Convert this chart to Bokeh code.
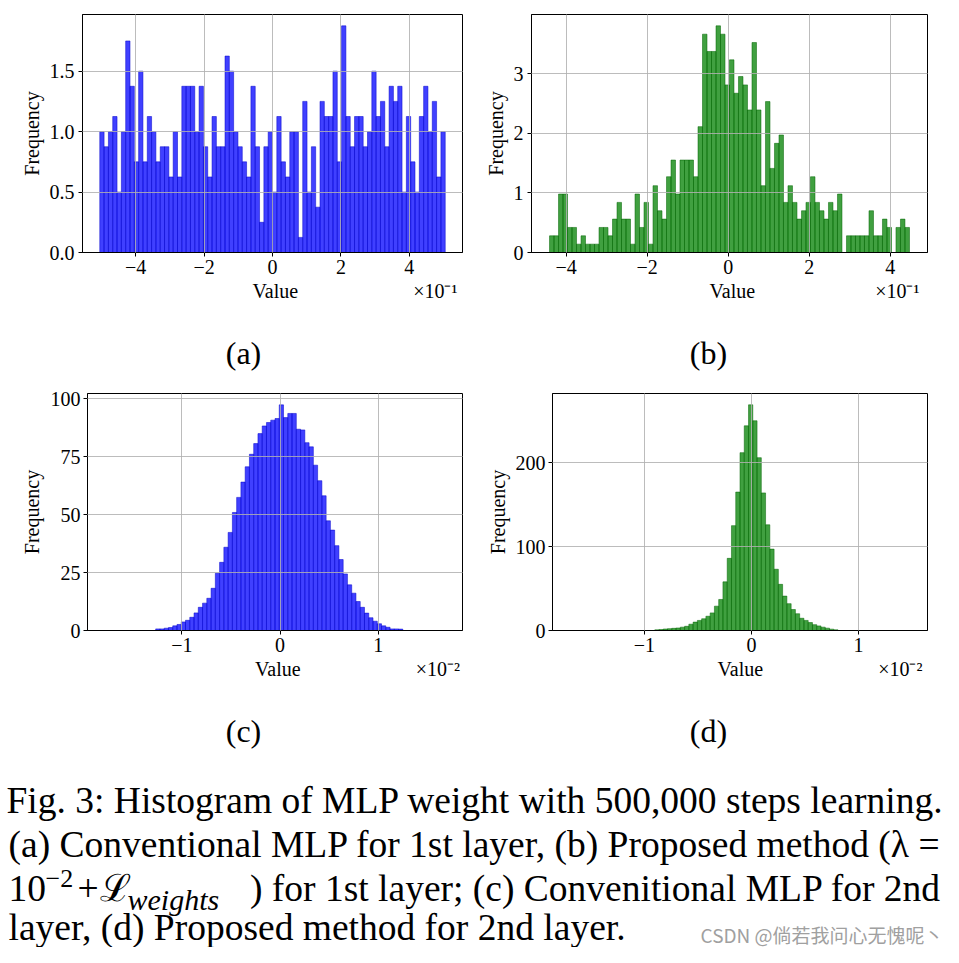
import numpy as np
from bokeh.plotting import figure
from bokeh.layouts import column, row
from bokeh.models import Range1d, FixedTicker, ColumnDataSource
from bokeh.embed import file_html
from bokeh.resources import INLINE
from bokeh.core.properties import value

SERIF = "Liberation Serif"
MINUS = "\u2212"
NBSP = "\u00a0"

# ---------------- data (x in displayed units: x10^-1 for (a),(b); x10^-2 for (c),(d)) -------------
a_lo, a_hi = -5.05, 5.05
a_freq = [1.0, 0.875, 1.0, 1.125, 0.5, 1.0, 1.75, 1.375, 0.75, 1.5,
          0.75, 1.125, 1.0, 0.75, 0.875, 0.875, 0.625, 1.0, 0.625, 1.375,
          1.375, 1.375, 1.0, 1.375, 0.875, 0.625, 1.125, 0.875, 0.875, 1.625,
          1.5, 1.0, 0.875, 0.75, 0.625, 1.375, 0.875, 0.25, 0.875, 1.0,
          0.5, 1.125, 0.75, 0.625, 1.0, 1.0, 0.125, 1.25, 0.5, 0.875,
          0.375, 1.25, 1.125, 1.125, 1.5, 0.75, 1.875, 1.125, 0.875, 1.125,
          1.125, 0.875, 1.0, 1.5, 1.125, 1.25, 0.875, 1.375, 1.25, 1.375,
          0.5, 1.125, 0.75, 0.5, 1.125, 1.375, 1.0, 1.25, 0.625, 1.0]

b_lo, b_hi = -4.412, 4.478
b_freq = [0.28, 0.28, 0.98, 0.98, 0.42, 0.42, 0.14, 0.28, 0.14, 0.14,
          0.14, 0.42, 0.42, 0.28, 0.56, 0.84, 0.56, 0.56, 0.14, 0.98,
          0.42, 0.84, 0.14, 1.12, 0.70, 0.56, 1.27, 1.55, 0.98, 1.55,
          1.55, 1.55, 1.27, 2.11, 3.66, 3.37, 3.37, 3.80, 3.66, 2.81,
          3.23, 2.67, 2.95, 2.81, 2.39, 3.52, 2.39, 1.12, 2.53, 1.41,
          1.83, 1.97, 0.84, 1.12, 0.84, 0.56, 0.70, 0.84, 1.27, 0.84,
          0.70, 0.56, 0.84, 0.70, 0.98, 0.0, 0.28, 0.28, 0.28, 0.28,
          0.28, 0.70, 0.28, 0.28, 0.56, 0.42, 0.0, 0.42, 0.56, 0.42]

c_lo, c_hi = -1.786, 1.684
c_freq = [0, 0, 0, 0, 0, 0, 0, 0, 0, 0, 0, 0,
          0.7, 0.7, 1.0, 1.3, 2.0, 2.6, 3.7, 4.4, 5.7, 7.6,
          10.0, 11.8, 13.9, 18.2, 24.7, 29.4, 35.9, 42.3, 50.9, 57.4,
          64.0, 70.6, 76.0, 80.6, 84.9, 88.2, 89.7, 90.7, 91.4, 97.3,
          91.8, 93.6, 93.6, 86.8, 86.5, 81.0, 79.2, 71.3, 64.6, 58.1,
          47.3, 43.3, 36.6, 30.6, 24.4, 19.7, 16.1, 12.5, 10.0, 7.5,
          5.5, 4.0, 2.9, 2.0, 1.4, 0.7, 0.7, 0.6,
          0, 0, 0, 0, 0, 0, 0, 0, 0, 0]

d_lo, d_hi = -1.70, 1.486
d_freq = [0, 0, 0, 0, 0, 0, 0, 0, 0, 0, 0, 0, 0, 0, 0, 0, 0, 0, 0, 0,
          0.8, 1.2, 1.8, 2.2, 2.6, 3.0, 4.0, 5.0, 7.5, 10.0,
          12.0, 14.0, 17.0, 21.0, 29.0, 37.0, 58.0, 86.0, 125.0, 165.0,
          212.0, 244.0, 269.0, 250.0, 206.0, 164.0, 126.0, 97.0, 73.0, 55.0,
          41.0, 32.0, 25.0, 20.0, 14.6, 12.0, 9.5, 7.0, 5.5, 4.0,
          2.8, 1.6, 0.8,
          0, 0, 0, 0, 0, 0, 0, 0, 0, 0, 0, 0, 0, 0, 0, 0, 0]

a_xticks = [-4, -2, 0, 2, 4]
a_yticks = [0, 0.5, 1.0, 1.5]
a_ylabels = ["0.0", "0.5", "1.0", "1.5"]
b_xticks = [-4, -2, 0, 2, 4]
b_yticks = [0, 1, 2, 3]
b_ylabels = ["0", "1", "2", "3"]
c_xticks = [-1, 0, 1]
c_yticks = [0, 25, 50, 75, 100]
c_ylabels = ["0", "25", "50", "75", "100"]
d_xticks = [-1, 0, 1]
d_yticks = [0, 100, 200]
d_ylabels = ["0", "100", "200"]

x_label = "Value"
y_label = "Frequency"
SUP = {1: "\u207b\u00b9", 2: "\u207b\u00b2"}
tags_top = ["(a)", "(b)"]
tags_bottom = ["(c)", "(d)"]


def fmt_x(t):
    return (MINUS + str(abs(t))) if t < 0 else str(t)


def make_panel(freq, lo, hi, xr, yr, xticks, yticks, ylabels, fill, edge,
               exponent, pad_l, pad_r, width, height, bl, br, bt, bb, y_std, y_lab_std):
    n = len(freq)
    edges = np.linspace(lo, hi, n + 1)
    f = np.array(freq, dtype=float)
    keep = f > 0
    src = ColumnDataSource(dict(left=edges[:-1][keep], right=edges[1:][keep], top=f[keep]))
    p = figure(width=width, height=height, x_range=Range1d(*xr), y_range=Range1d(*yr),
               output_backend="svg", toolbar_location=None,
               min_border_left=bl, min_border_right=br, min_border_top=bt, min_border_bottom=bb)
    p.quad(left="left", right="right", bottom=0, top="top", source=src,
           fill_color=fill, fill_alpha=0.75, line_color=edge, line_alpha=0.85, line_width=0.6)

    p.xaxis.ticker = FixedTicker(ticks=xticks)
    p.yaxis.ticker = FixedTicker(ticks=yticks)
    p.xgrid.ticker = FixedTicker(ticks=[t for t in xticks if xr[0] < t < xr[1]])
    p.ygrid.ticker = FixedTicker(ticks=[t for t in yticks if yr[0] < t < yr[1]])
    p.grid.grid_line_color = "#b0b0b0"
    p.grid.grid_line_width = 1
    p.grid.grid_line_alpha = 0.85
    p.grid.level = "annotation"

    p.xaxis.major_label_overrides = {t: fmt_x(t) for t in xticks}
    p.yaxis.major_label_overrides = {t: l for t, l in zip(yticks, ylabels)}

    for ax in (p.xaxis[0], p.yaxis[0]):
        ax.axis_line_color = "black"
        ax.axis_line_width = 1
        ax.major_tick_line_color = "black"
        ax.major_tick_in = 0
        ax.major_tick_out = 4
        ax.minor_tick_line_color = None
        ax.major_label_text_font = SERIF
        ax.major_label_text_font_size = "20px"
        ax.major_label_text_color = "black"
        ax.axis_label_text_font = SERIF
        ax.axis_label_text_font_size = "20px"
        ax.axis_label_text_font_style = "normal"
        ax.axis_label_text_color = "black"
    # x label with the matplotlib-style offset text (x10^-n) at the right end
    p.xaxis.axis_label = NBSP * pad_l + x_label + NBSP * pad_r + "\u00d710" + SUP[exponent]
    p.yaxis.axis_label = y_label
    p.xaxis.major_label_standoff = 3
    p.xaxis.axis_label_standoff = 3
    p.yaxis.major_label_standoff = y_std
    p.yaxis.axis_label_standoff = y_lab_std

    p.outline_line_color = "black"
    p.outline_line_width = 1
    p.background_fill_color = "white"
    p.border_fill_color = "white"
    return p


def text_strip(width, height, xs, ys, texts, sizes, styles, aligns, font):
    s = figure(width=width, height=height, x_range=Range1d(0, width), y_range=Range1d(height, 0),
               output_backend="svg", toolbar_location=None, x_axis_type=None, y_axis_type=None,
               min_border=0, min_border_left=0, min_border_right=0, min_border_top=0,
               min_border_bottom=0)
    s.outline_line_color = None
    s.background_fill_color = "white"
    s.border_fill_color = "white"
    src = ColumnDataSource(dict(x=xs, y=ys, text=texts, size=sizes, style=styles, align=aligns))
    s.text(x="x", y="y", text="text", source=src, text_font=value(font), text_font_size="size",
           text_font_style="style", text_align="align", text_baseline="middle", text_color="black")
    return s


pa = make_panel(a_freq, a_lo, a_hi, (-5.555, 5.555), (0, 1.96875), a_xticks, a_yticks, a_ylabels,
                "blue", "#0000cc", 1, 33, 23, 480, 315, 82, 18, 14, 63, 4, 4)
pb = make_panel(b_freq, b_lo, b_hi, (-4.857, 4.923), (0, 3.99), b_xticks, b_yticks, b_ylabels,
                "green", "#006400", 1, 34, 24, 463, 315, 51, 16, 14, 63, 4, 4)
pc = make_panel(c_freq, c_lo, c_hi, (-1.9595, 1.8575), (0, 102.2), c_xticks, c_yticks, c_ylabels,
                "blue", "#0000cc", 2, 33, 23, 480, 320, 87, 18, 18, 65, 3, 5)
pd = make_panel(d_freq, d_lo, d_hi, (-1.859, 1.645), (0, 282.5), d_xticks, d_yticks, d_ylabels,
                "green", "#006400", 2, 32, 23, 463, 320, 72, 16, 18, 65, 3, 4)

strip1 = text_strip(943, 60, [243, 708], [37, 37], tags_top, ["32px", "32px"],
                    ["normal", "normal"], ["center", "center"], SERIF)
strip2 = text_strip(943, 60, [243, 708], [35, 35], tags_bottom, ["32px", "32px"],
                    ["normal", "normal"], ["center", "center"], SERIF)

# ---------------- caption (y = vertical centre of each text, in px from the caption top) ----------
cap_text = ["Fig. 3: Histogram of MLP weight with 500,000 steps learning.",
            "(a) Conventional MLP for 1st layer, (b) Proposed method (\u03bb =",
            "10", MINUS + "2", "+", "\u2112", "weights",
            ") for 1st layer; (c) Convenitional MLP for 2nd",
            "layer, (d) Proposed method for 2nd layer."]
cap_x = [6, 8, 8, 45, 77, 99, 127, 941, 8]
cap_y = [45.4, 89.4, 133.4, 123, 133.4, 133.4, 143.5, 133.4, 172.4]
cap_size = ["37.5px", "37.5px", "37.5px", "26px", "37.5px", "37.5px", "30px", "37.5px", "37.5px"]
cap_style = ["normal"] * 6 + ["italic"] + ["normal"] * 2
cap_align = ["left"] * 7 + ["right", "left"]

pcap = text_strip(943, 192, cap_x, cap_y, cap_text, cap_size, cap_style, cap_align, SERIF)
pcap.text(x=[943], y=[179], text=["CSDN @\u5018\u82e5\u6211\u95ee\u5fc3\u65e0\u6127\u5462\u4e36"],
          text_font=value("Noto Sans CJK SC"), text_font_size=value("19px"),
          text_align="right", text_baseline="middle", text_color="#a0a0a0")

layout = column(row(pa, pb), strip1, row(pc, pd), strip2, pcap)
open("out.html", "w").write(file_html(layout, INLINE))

- _Short task_: Begin at the top of the material above and output each line exactly, stopping after the line that holds "from bokeh.core.properties import value". Leave out pictures.

- _Reply_:
Convert this chart to Bokeh code.
import numpy as np
from bokeh.plotting import figure
from bokeh.layouts import column, row
from bokeh.models import Range1d, FixedTicker, ColumnDataSource
from bokeh.embed import file_html
from bokeh.resources import INLINE
from bokeh.core.properties import value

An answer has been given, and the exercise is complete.